Q: Contrary to the FDA warnings and class action lawsuits, didn’t we read a lot of positive news about prescribed testosterone last year?

A: Definitely. Two studies on physician-supervised testosterone replacement therapy (TRT) made the news in 2016 and both have beneficial implications for the relationship between TRT and your heart’s health.

The first study, reported on April 4th at The Endocrine Society’s annual meeting in Boston, looked at 100 obese Australian men with low testosterone levels (<346 ng/dL) who were initially placed on a very low calorie diet for 10 weeks, then put on a weight-maintenance diet. Forty-nine men were randomly assigned to receive injected TRT and the other 51 received a placebo (82 men finished the double-blind trial). While the men were fairly heathy, 20% were diabetic and 10% had heart disease.

At the end of the 10-week very low calorie diet phase, the groups weren’t far off in the amounts of weight they lost. However, at the end of the 56-week study there was an important difference between the two groups. Researcher Dr. Ng Tang Fui noted, “Significant loss of fat mass was seen when testosterone treatment was added to a strict diet program. Men receiving testosterone also maintained lean mass, which was lost in men who were dieting and receiving placebo.” That’s pretty awesome. “There is an epidemic of obesity and related functional hypogonadism, yet testosterone treatment remains controversial,” said researcher Dr. Mathis Grossmann. “This study shows for the first time that, among obese men with lowered testosterone, testosterone treatment augmented the diet-induced loss of total and visceral fat mass and prevented the diet-induced loss of lean mass.” In other words, TRT helped the men lose more fat and keep muscle that would otherwise have been lost. With obesity being a major cardiac risk factor, and 40% of obese men reportedly having low testosterone, could TRT become a routine part of many men’s weight-loss protocols?

The second study, conducted by researchers at Intermountain Medical Center and presented on April 3rd at the American College of Cardiology’s Annual Scientific Session, looked at the relationship between TRT and coronary artery disease. The researchers recruited 755 men aged 58 to 78, all with severe coronary artery disease, and randomly divided them into three groups. One group was given high-dose TRT, one got moderate-dose TRT, and one got a placebo. After one year, 64 placebo patients had adverse events, but only 12 participants with moderate testosterone doses and 9 with high doses had cardiovascular events. After three years, 125 placebo patients had major cardiovascular events, compared to 38 medium-dose and only 22 high-dose TRT patients. The startling outcome was that TRT patients were 80% LESS likely overall to suffer a major adverse cardiovascular event – a stroke, heart attack or death.

“The study shows that using testosterone replacement therapy to increase testosterone to normal levels in androgen-deficient men doesn’t increase their risk of a serious heart attack or stroke,” said cardiologist Dr. Brent Muhlestein, co-director of cardiovascular research at the heart institute, in a press release. “That was the case even in the highest-risk men — those with known pre-existing heart disease.” The new study corroborates and augments 2015 research at the same institute which found that TRT did not increase the risk of heart attack or stroke in men with low testosterone and no prior history of heart disease.

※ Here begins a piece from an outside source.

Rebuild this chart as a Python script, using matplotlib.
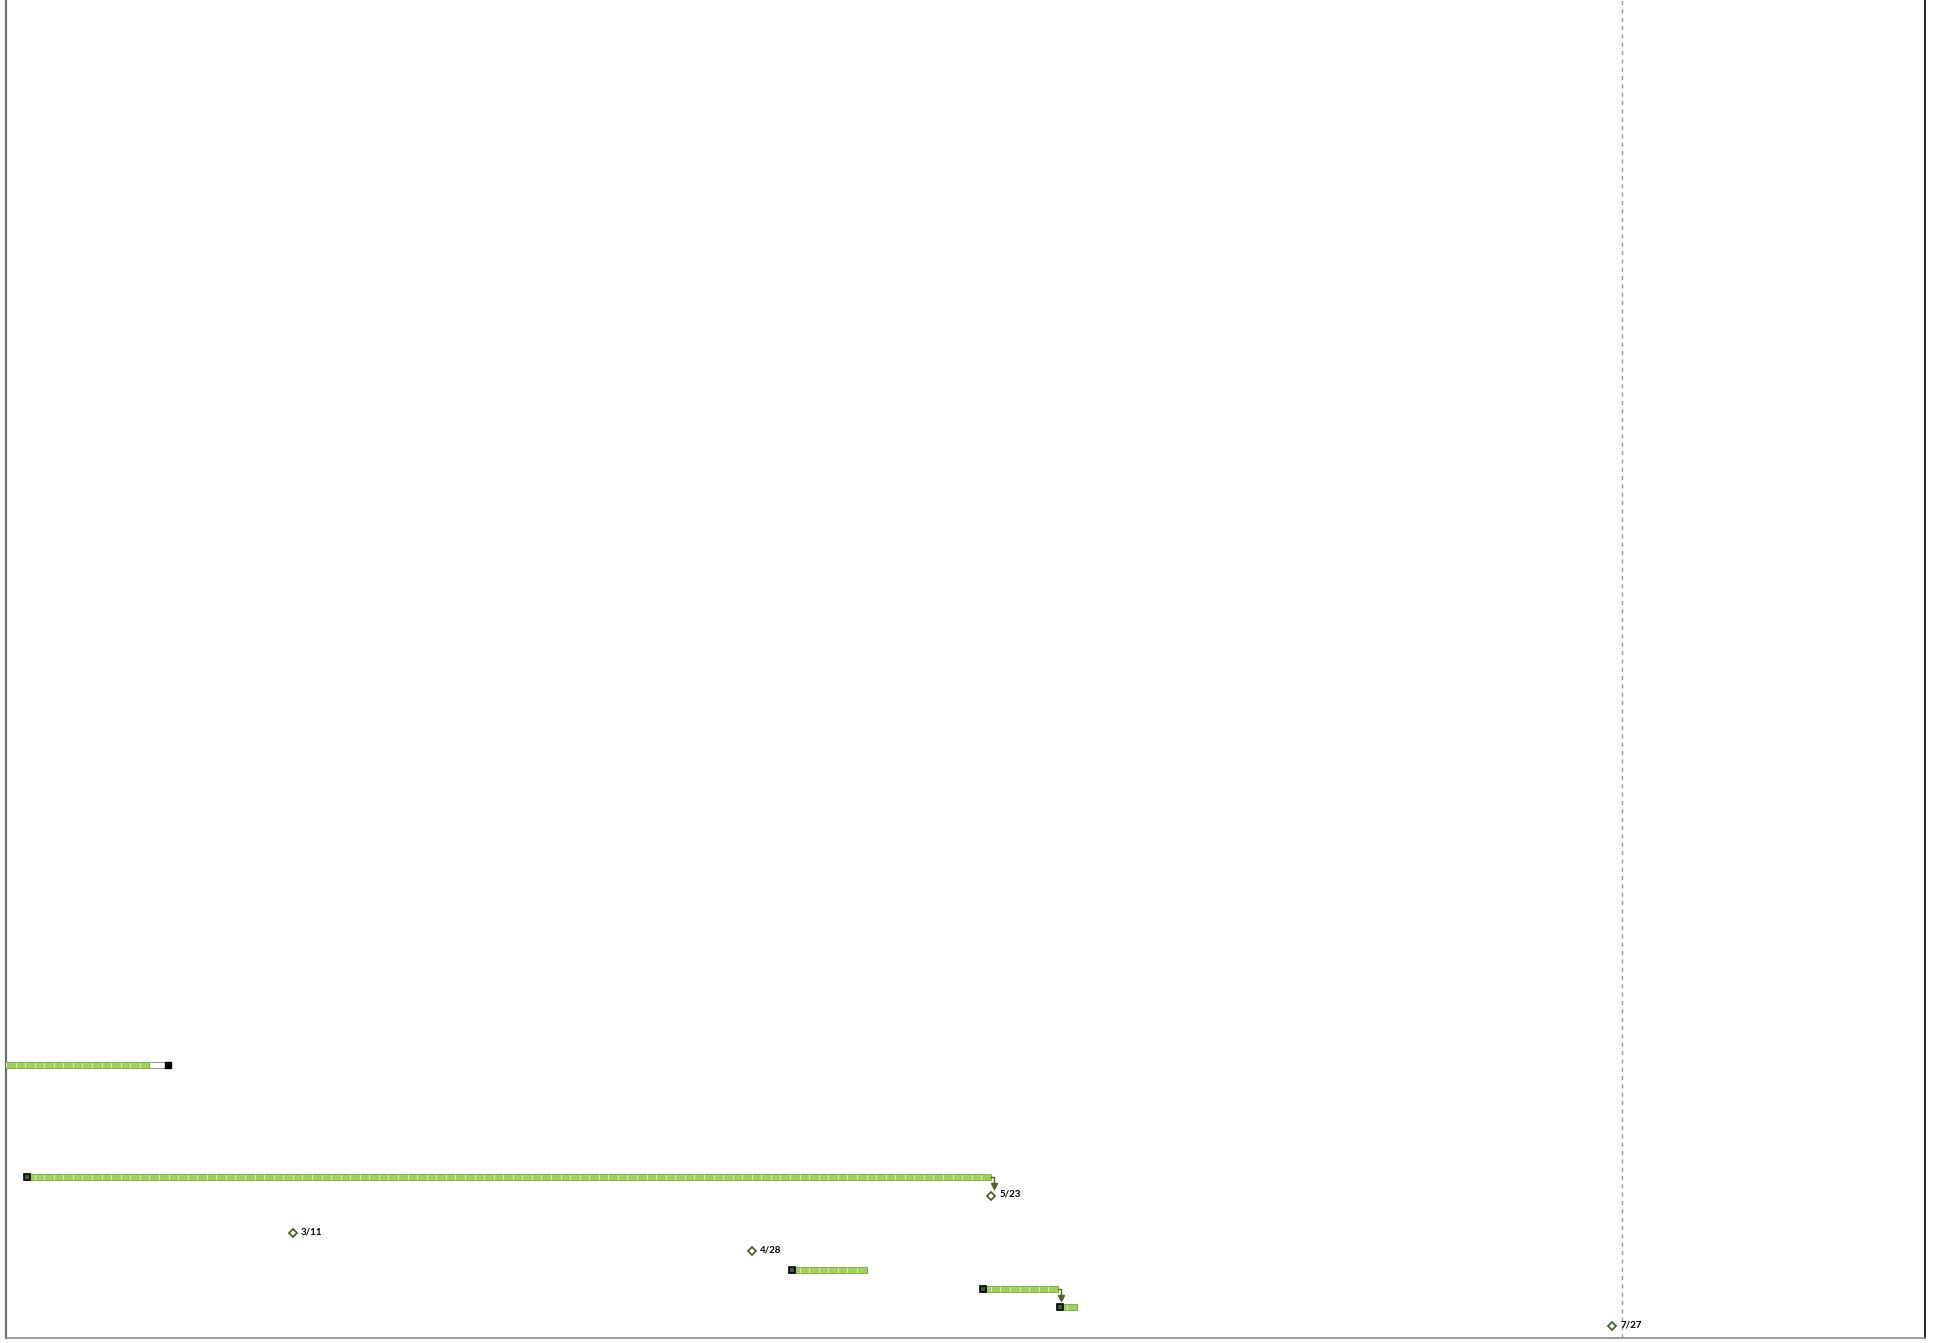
import datetime as dt
import matplotlib
matplotlib.use("Agg")
import matplotlib.pyplot as plt
import matplotlib.dates as mdates

# task bars: row index (from the top of the visible block), start, end, progress end
task_rows = [0, 6, 11, 12, 13]
task_start = ["2015-02-01", "2015-02-11", "2015-05-02", "2015-05-22", "2015-05-30"]
task_end = ["2015-02-26", "2015-05-23", "2015-05-10", "2015-05-30", "2015-06-01"]
task_done = ["2015-02-24", "2015-05-23", "2015-05-10", "2015-05-30", "2015-06-01"]

# milestones
milestone_rows = [7, 9, 10, 14]
milestone_dates = ["2015-05-23", "2015-03-11", "2015-04-28", "2015-07-27"]
milestone_labels = ["5/23", "3/11", "4/28", "7/27"]

# links: (from task, to row)
link_from = [1, 3]
link_to_rows = [7, 13]

status_date = "2015-07-28"
view_start = "2015-02-09"
view_end = "2015-08-28"


def num(s):
    return mdates.date2num(dt.datetime.strptime(s, "%Y-%m-%d"))


GREEN = "#9fd05f"
GREEN_EDGE = "#7aa83c"
OLIVE = "#4f6228"
BAR_H = 0.32

fig = plt.figure(figsize=(19.44, 13.43), dpi=100)
ax = fig.add_axes([6 / 1944, 5 / 1343, (1925 - 6) / 1944, 1338 / 1343])

for r, s, e, p in zip(task_rows, task_start, task_end, task_done):
    x0, x1, xp = num(s), num(e), num(p)
    # unfinished part
    if x1 > xp:
        ax.barh(r, x1 - xp, left=xp, height=BAR_H, color="white",
                edgecolor="#9a9a9a", linewidth=0.8, zorder=2)
    ax.barh(r, xp - x0, left=x0, height=BAR_H, color=GREEN,
            edgecolor=GREEN_EDGE, linewidth=0.6, zorder=3)
    # day segments on the bar
    day = x0 + 1
    while day < xp:
        ax.plot([day, day], [r - BAR_H / 2 + 0.05, r + BAR_H / 2 - 0.05],
                color="#d4ecb4", lw=0.7, zorder=4)
        day += 1
    # start cap
    ax.plot(x0 + 0.2, r, marker="s", ms=4, mfc="#4a5a2a", mec="black",
            mew=1.2, zorder=5)
    if x1 > xp:
        ax.plot(x1 - 0.1, r, marker="s", ms=4, mfc="black", mec="black",
                zorder=5)

for r, d, lab in zip(milestone_rows, milestone_dates, milestone_labels):
    x = num(d)
    ax.plot(x, r, marker="D", ms=4.5, mfc="white", mec=OLIVE, mew=1.3,
            zorder=6)
    ax.annotate(lab, (x, r), xytext=(6, 0.8), textcoords="offset points",
                fontsize=7, fontweight="bold", family="Lato",
                va="center", ha="left", zorder=7)

for i, tr in zip(link_from, link_to_rows):
    xe = num(task_end[i])
    r = task_rows[i]
    xv = xe + 0.3
    ax.plot([xe, xv, xv], [r, r, tr - 0.55], color=OLIVE, lw=1.0, zorder=5)
    ax.plot(xv, tr - 0.52, marker="v", ms=5, color=OLIVE, zorder=5)

ax.axvline(num(status_date), color="#9a9a9a", lw=1.0, ls=(0, (3, 3)),
           zorder=1)

ax.set_xlim(num(view_start), num(view_end) + 0.7)
ax.set_ylim(14.64, -57.10)
ax.set_xticks([])
ax.set_yticks([])
ax.spines["top"].set_visible(False)
ax.spines["left"].set_color("#707070")
ax.spines["left"].set_linewidth(1.6)
ax.spines["bottom"].set_color("#8a8a8a")
ax.spines["bottom"].set_linewidth(1.2)
ax.spines["right"].set_color("black")
ax.spines["right"].set_linewidth(1.2)

fig.savefig("out.png", dpi=100)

None of this should come as a surprise. The few studies claiming to link testosterone with heart problems run contrary to 40 years’ worth of research and accumulating evidence. Some men may not be good candidates for TRT, and the researchers involved in both studies expressed the need for further study as there’s no ironclad guarantee that future research will corroborate the findings. Still, the burgeoning body of solid evidence that TRT is quite GOOD for the hearts of most men with low testosterone is compelling. FDA’s 2015 black box warning on testosterone being a risk factor for heart attacks and stroke in most men seems clearly misplaced. If you’re a plaintiff’s class action lawyer deeply invested in the Multi-district Testosterone Litigation claiming that using testosterone products for low testosterone increases the risk of heart attack and stroke, you won’t particularly like what the research actually shows.